Roundtable VII: Exploring Heritage as Culture: Disciplines, Theories, Methods

Moderators: Erik de Maaker
Catalysts: Silvia Naldini, Carola Hein, Pieter ter Keurs, André van Deursen

Cultural heritage can be a key element in achieving sustainable development, UNESCO (2016) has argued. Heritage, and processes of heritization, are then assumed conducive towards the development of sustainable and inclusive livelihoods. But what constitutes heritage to some, tangible and intangible, may not be experienced as such by others. Understandings of heritage also change over time: what at one time was deemed invaluable may decades later have lost that appeal. Likewise, as cultural appreciations change, new heritages emerge. Academics, operating from distinct disciplinary perspectives, play an important role in exploring, identifying, and acknowledging what is deemed heritage. In this roundtable, which involves scholars in architecture and urban design as well as the humanities and social sciences, we explore in what respects disciplinary perspectives influence our contributions to heritage making, as well as our understandings of sustainability. How do these disciplinary perspectives, and the methodologies associated with these, influence our engagement with what the general public, as well as policy makers consider sustainable heritage? In what respects can a reconsideration of disciplinary premises help us to find common ground?
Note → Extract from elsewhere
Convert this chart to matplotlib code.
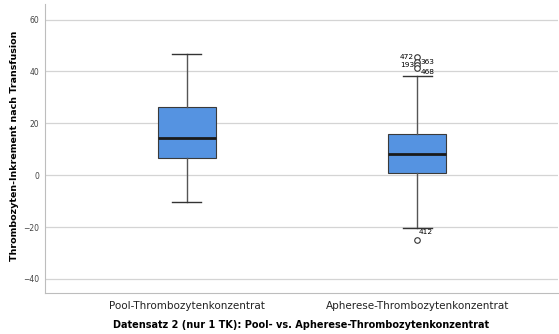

Roundtable VIII: Time and Unlisted Heritages

Moderators: Uta Pottgiesser
Catalysts: Wessel de Jonge, Ana Tostoes, Susan MacDonald, Hans-Peter Noll

Since the beginning of the 20th century a drastic increase in population, has been recorded. The last century has also produced especially many new typologies of built heritage, resulting in technological and scientific development, changing approaches to governance, globalization and glocalization, mobility, new social and cultural forms and increased social and environmental activism. The ICOMOS International Scientific Committee on Twentieth-Century Heritage has initiated a Historic Thematic Framework to Assess the Significance of Twentieth-Century Cultural Heritage. Despite its novelty and the fact that the majority of our built environmet dates from this period, significant works of the era are underrepresented on heritage registers from local inventories to the World Heritage List. Already in 1992 DOCOMOMO International was invited by ICOMOS to present a Tentative List on Modern Movement Heritage, since then several (?) modern monuments have been inscribed. Yet, there are specific developments of that period which need further attention. Related projects: Mega MoMo: BIG BEAUTIFUL BUILDINGS // EU-MCMH: European Middle Class–Mass Housing // FOMA: Forgotten Masterpieces. Tools for Audience Development 

Roundtable IX: Changing Religious Built Heritage

Moderators: Nicholas Clarke, Alexander de Ridder
Catalysts: Maria-Jesus Gonzalez, Mikhta Alkadri, Liza Kam

Churches are important testimonies of cultural heritage that shape the historic urban and rural landscapes and the collective memories of their populations. Many church buidings have been built over centuries and a significant number in the last century – and in Europe in particular after WWII. Even though, demographic and social changes have contributed to shrinking parishes and financial means which are a challenge for the further use and maintenance of church buildings. As a result, an increasing number of church buildings is converted and reused with public and/or private functions. Church institutions and monument protection authorities have started to survey and evaluate the existing church buildings to create a reliable basis for discussion with the different stakeholders involved. Which societal role do church buildings play in neighborhoods and cities? How can they best contribute to provide private and public functions between placemaking and preservation? What are the lessons learned from past and recent cases and approaches?